▶ WHAT IS BEING ASKED:
Only the pictures are omitted; repeat all other data exactly.

▶ DATA SEGMENT:

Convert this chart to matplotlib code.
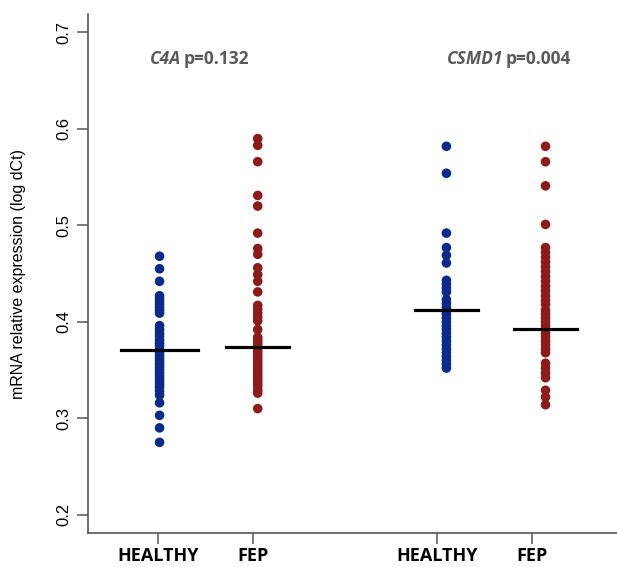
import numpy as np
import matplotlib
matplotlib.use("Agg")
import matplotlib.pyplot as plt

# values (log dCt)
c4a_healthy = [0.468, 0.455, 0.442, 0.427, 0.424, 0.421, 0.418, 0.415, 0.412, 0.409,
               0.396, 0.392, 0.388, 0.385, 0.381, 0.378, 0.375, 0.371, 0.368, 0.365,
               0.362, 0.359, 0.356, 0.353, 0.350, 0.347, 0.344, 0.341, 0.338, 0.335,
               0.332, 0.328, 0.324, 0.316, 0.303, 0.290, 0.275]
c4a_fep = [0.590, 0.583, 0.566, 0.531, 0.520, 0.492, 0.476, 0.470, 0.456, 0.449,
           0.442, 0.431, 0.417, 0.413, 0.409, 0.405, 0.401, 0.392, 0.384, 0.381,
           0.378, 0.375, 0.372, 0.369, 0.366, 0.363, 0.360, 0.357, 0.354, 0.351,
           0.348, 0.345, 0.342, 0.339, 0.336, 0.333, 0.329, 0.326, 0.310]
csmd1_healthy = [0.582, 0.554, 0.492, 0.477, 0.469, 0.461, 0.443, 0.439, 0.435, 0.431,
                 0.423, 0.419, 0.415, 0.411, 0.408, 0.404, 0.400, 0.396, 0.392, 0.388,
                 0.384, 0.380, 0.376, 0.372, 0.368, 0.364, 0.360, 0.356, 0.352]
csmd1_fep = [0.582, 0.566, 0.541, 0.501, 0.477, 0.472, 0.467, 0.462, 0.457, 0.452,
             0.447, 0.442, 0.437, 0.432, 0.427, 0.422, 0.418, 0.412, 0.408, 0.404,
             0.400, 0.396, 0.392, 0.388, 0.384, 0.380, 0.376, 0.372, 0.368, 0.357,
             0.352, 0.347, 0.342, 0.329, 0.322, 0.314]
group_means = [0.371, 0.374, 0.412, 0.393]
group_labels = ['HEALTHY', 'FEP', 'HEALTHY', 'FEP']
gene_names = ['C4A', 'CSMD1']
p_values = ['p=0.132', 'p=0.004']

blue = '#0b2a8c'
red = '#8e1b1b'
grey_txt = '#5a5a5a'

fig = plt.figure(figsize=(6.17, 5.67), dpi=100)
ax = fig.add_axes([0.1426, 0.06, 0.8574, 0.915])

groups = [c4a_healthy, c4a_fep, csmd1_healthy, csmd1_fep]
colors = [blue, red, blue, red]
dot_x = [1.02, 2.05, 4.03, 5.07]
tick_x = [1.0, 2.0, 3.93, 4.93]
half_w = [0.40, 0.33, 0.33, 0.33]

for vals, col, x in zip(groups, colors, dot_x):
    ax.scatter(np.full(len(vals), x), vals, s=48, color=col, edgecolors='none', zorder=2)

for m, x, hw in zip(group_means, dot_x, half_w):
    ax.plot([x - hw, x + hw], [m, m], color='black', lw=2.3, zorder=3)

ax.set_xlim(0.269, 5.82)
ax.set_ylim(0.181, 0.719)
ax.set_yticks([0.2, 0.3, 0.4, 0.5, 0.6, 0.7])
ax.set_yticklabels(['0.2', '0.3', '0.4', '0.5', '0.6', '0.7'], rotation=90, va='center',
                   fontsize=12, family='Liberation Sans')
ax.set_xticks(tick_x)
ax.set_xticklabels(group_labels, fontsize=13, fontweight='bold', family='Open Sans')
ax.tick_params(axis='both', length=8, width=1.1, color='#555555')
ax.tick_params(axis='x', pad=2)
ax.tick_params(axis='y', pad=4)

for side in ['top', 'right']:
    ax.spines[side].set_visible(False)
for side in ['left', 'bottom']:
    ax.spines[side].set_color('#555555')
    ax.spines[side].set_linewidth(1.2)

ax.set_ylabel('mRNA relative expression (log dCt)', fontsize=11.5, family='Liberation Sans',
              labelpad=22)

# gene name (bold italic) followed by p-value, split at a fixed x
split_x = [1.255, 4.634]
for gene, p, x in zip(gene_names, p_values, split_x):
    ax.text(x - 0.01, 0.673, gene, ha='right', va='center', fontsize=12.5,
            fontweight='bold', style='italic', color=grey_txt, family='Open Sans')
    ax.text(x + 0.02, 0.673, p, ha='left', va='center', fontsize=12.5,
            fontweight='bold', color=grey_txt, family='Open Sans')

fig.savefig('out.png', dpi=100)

▶ REPLY:
Convert this chart to matplotlib code.
import numpy as np
import matplotlib
matplotlib.use("Agg")
import matplotlib.pyplot as plt

# values (log dCt)
c4a_healthy = [0.468, 0.455, 0.442, 0.427, 0.424, 0.421, 0.418, 0.415, 0.412, 0.409,
               0.396, 0.392, 0.388, 0.385, 0.381, 0.378, 0.375, 0.371, 0.368, 0.365,
               0.362, 0.359, 0.356, 0.353, 0.350, 0.347, 0.344, 0.341, 0.338, 0.335,
               0.332, 0.328, 0.324, 0.316, 0.303, 0.290, 0.275]
c4a_fep = [0.590, 0.583, 0.566, 0.531, 0.520, 0.492, 0.476, 0.470, 0.456, 0.449,
           0.442, 0.431, 0.417, 0.413, 0.409, 0.405, 0.401, 0.392, 0.384, 0.381,
           0.378, 0.375, 0.372, 0.369, 0.366, 0.363, 0.360, 0.357, 0.354, 0.351,
           0.348, 0.345, 0.342, 0.339, 0.336, 0.333, 0.329, 0.326, 0.310]
csmd1_healthy = [0.582, 0.554, 0.492, 0.477, 0.469, 0.461, 0.443, 0.439, 0.435, 0.431,
                 0.423, 0.419, 0.415, 0.411, 0.408, 0.404, 0.400, 0.396, 0.392, 0.388,
                 0.384, 0.380, 0.376, 0.372, 0.368, 0.364, 0.360, 0.356, 0.352]
csmd1_fep = [0.582, 0.566, 0.541, 0.501, 0.477, 0.472, 0.467, 0.462, 0.457, 0.452,
             0.447, 0.442, 0.437, 0.432, 0.427, 0.422, 0.418, 0.412, 0.408, 0.404,
             0.400, 0.396, 0.392, 0.388, 0.384, 0.380, 0.376, 0.372, 0.368, 0.357,
             0.352, 0.347, 0.342, 0.329, 0.322, 0.314]
group_means = [0.371, 0.374, 0.412, 0.393]
group_labels = ['HEALTHY', 'FEP', 'HEALTHY', 'FEP']
gene_names = ['C4A', 'CSMD1']
p_values = ['p=0.132', 'p=0.004']

blue = '#0b2a8c'
red = '#8e1b1b'
grey_txt = '#5a5a5a'

fig = plt.figure(figsize=(6.17, 5.67), dpi=100)
ax = fig.add_axes([0.1426, 0.06, 0.8574, 0.915])

groups = [c4a_healthy, c4a_fep, csmd1_healthy, csmd1_fep]
colors = [blue, red, blue, red]
dot_x = [1.02, 2.05, 4.03, 5.07]
tick_x = [1.0, 2.0, 3.93, 4.93]
half_w = [0.40, 0.33, 0.33, 0.33]

for vals, col, x in zip(groups, colors, dot_x):
    ax.scatter(np.full(len(vals), x), vals, s=48, color=col, edgecolors='none', zorder=2)

for m, x, hw in zip(group_means, dot_x, half_w):
    ax.plot([x - hw, x + hw], [m, m], color='black', lw=2.3, zorder=3)

ax.set_xlim(0.269, 5.82)
ax.set_ylim(0.181, 0.719)
ax.set_yticks([0.2, 0.3, 0.4, 0.5, 0.6, 0.7])
ax.set_yticklabels(['0.2', '0.3', '0.4', '0.5', '0.6', '0.7'], rotation=90, va='center',
                   fontsize=12, family='Liberation Sans')
ax.set_xticks(tick_x)
ax.set_xticklabels(group_labels, fontsize=13, fontweight='bold', family='Open Sans')
ax.tick_params(axis='both', length=8, width=1.1, color='#555555')
ax.tick_params(axis='x', pad=2)
ax.tick_params(axis='y', pad=4)

for side in ['top', 'right']:
    ax.spines[side].set_visible(False)
for side in ['left', 'bottom']:
    ax.spines[side].set_color('#555555')
    ax.spines[side].set_linewidth(1.2)

ax.set_ylabel('mRNA relative expression (log dCt)', fontsize=11.5, family='Liberation Sans',
              labelpad=22)

# gene name (bold italic) followed by p-value, split at a fixed x
split_x = [1.255, 4.634]
for gene, p, x in zip(gene_names, p_values, split_x):
    ax.text(x - 0.01, 0.673, gene, ha='right', va='center', fontsize=12.5,
            fontweight='bold', style='italic', color=grey_txt, family='Open Sans')
    ax.text(x + 0.02, 0.673, p, ha='left', va='center', fontsize=12.5,
            fontweight='bold', color=grey_txt, family='Open Sans')

fig.savefig('out.png', dpi=100)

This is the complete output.